--- Direction ---
Go through the listing and copy every line word for word.

• • • •

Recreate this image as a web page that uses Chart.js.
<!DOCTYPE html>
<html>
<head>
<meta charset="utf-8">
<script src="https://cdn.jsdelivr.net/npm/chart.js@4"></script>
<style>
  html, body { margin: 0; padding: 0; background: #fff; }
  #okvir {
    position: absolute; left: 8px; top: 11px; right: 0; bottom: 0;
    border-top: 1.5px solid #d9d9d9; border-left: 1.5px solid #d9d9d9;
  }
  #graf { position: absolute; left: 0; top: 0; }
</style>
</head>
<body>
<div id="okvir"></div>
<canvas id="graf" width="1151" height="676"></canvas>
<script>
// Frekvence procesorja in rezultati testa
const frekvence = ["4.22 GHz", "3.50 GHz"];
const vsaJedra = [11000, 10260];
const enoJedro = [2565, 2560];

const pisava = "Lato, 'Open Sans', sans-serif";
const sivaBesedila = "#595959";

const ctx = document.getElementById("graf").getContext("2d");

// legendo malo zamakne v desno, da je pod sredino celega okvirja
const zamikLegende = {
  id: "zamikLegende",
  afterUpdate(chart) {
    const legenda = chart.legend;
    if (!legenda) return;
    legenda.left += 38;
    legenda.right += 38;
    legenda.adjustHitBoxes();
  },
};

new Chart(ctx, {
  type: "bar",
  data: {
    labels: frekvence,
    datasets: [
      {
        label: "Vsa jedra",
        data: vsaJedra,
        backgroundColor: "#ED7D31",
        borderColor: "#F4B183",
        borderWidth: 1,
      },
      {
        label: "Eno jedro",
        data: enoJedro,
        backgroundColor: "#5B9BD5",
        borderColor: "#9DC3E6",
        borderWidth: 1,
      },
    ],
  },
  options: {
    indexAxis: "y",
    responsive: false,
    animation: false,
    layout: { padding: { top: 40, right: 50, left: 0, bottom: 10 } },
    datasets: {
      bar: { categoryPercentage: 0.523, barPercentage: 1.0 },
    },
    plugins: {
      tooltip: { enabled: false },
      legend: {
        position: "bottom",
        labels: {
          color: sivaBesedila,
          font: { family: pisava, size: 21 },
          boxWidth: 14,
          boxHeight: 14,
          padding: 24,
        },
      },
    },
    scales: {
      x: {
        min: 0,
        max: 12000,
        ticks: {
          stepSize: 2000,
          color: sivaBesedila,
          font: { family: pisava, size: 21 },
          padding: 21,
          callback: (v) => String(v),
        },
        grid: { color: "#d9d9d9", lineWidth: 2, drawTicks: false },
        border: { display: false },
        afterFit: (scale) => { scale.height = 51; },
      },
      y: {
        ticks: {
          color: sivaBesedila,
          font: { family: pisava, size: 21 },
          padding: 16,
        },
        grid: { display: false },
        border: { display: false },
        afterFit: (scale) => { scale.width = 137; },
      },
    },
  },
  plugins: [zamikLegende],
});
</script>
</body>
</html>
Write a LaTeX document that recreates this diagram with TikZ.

• • • •

--- The solution ---
Recreate this image as a web page that uses Chart.js.
<!DOCTYPE html>
<html>
<head>
<meta charset="utf-8">
<script src="https://cdn.jsdelivr.net/npm/chart.js@4"></script>
<style>
  html, body { margin: 0; padding: 0; background: #fff; }
  #okvir {
    position: absolute; left: 8px; top: 11px; right: 0; bottom: 0;
    border-top: 1.5px solid #d9d9d9; border-left: 1.5px solid #d9d9d9;
  }
  #graf { position: absolute; left: 0; top: 0; }
</style>
</head>
<body>
<div id="okvir"></div>
<canvas id="graf" width="1151" height="676"></canvas>
<script>
// Frekvence procesorja in rezultati testa
const frekvence = ["4.22 GHz", "3.50 GHz"];
const vsaJedra = [11000, 10260];
const enoJedro = [2565, 2560];

const pisava = "Lato, 'Open Sans', sans-serif";
const sivaBesedila = "#595959";

const ctx = document.getElementById("graf").getContext("2d");

// legendo malo zamakne v desno, da je pod sredino celega okvirja
const zamikLegende = {
  id: "zamikLegende",
  afterUpdate(chart) {
    const legenda = chart.legend;
    if (!legenda) return;
    legenda.left += 38;
    legenda.right += 38;
    legenda.adjustHitBoxes();
  },
};

new Chart(ctx, {
  type: "bar",
  data: {
    labels: frekvence,
    datasets: [
      {
        label: "Vsa jedra",
        data: vsaJedra,
        backgroundColor: "#ED7D31",
        borderColor: "#F4B183",
        borderWidth: 1,
      },
      {
        label: "Eno jedro",
        data: enoJedro,
        backgroundColor: "#5B9BD5",
        borderColor: "#9DC3E6",
        borderWidth: 1,
      },
    ],
  },
  options: {
    indexAxis: "y",
    responsive: false,
    animation: false,
    layout: { padding: { top: 40, right: 50, left: 0, bottom: 10 } },
    datasets: {
      bar: { categoryPercentage: 0.523, barPercentage: 1.0 },
    },
    plugins: {
      tooltip: { enabled: false },
      legend: {
        position: "bottom",
        labels: {
          color: sivaBesedila,
          font: { family: pisava, size: 21 },
          boxWidth: 14,
          boxHeight: 14,
          padding: 24,
        },
      },
    },
    scales: {
      x: {
        min: 0,
        max: 12000,
        ticks: {
          stepSize: 2000,
          color: sivaBesedila,
          font: { family: pisava, size: 21 },
          padding: 21,
          callback: (v) => String(v),
        },
        grid: { color: "#d9d9d9", lineWidth: 2, drawTicks: false },
        border: { display: false },
        afterFit: (scale) => { scale.height = 51; },
      },
      y: {
        ticks: {
          color: sivaBesedila,
          font: { family: pisava, size: 21 },
          padding: 16,
        },
        grid: { display: false },
        border: { display: false },
        afterFit: (scale) => { scale.width = 137; },
      },
    },
  },
  plugins: [zamikLegende],
});
</script>
</body>
</html>
Write a LaTeX document that recreates this diagram with TikZ.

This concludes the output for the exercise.